The worst bit is seminars. My seminars across the three years were ran almost entirely by PHD students. If lecturers do get teaching training, it’s abundantly clear that PHD students get none. Seminars could be great (small group lessons) if they were ran by competent people. Instead, you do a problem set in preparation for the seminar and then the seminar tutor goes through the answers. The few seminars that were taught by lecturers were useful as they could explain concepts and solution techniques. In general, I went to seminars because I had to — missing seminars leads to intervention — not because I deemed them that helpful.

Still, is university all bad? No. It’s okay. For one thing, if you want to start a decent career in Britain you need a degree. Whether I think university teaches anything of value is irrelevant. Beyond that, although teaching is patchy, there is benefit in an instructor telling you what to read and what to learn. Lecture notes greatly reduce the technical nature of source material so that it is actually understandable. After all, if university offered me nothing at all, I would have dropped out.

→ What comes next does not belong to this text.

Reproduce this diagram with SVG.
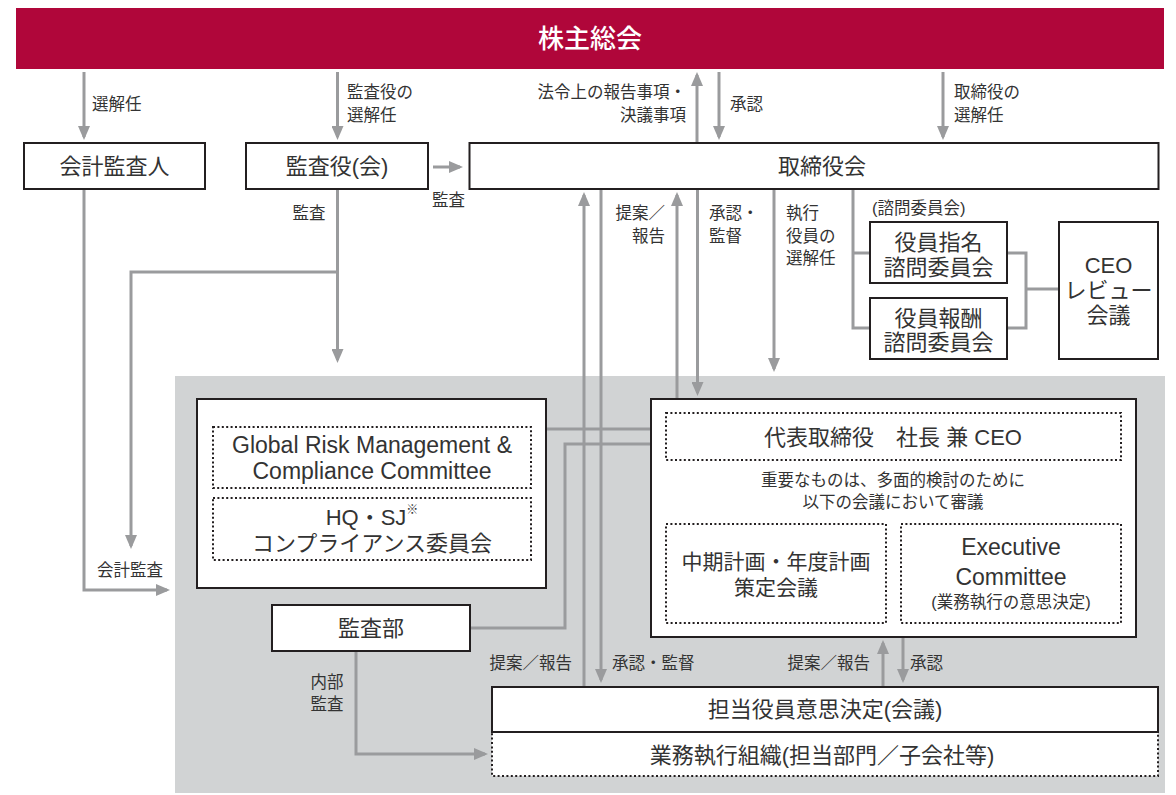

If governments regulated university in the same vein as compulsory education, standards would be forced to be way higher. Ultimately, I think a good way to sum up my feelings is that my favourite parts of uni have nothing to do with the actual institution. The social elements are great and being around nice people every day is what keeps you going. I had gone in thinking the central teaching parts would be of higher quality. I leave underwhelmed on that front.

Please be aware that all of the above is based on the experiences of one person at one university taking one degree. Maybe other places are different and I was unlucky. Maybe you get what you put in and put more into other things, hence liking that more and liking uni less. Anecdotally, everything seems very similar.